When I first accepted the position as a student assistant at WKU Archives, I did not expect to go on such a fascinating historical journey. My experiences in the past year have been more invaluable than I ever could have imagined. Having the opportunity to work firsthand with the archived historical documents in WKU Archives has helped to paint a broader picture of the story as to how WKU began and what it has evolved into today. More specifically, my day-to-day tasks have mainly included collecting and scanning a multitude of different types of historical documents to be easily accessed on the TopSCHOLAR research & Creative Activity Database of WKU. The documents that I’ve been able to work on so far date back from the 1900s to the 1990s. The ability to upload these different materials from their physical form to our digital database has helped and will continue to help expose a vastly greater audience to the history of our school than ever before.

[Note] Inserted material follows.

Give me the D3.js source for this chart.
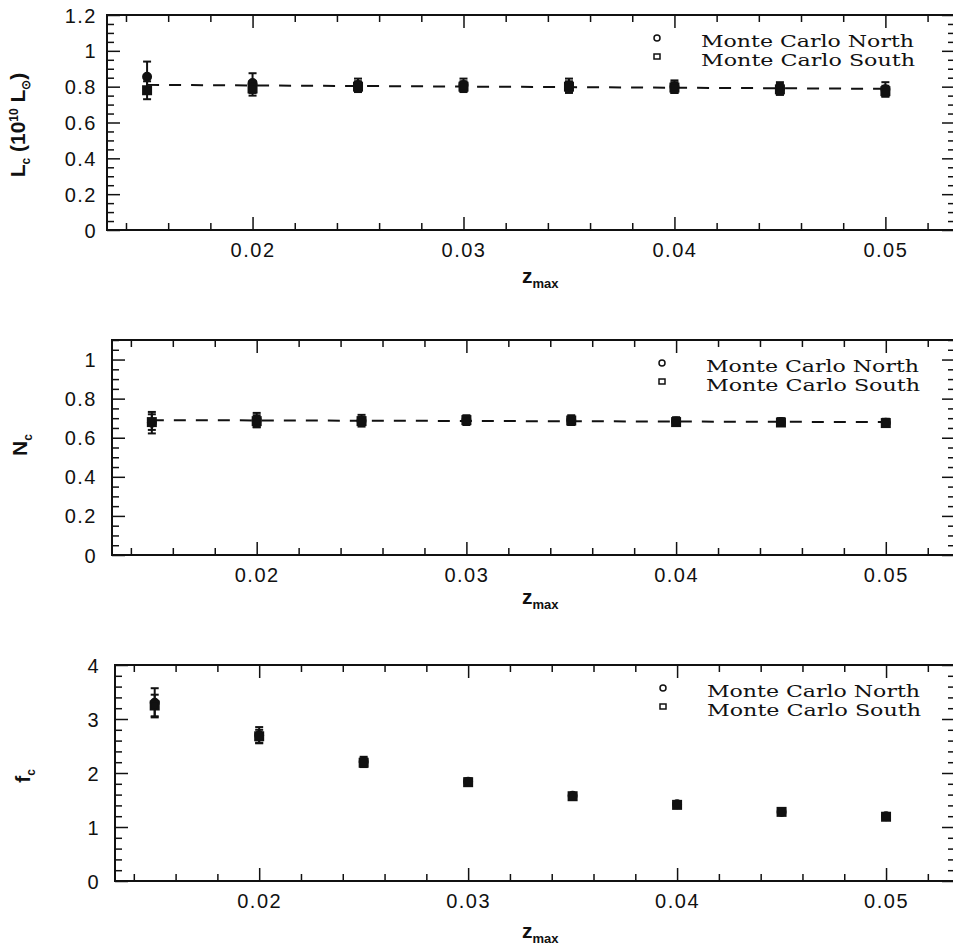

From student organizations and architecture to school yearbooks and sports, the extensive amounts of different materials I’ve worked with has helped me learn so much about the history of our university. One of the most intriguing things that I’ve worked on so far was definitely the scrapbook made by H.H. Cherry from the year 1900. His scrapbook includes personal letters written to him along with other various anecdotal documents that tell the story of the Southern Normal School and Bowling Green Business College, which eventually became Western Kentucky University. It was very eye opening to be able to go through these documents as they helped to illustrate and bring back to life his character and the amount of influence that he had over this university. Every day I was reminded of his significance to WKU when I walked past his statue in front of the building that bears his name. It’s astonishing to wonder and imagine what our campus looked like 122 years ago, and how Cherry might react if he saw what WKU has blossomed into today.
Working at WKU archives has given me a great sense of fulfillment, and I feel as though I am playing a small part in working to help preserve the history of our university for generations to come. Having the privilege to personally handle and work with materials that illustrate the stories of our school’s history has brought forth feelings of community that I would have never known if I had not taken the job here. I’d like to give a special thanks to Nancy and Suellyn for all the help and opportunities you both have given me this year. I also would like to thank everybody I’ve worked with in the Special Collections Library for making my time here such an amazing experience.
Editor’s Note: To date, Justin has scanned 29 scrapbooks, the majority of which were Gamma Sigma Sigma sorority scrapbooks. He has also digitized several president’s office scrapbooks from the administrations of Henry Cherry, Kelly Thompson and Dero Downing ranging in date from 1900 through 1995.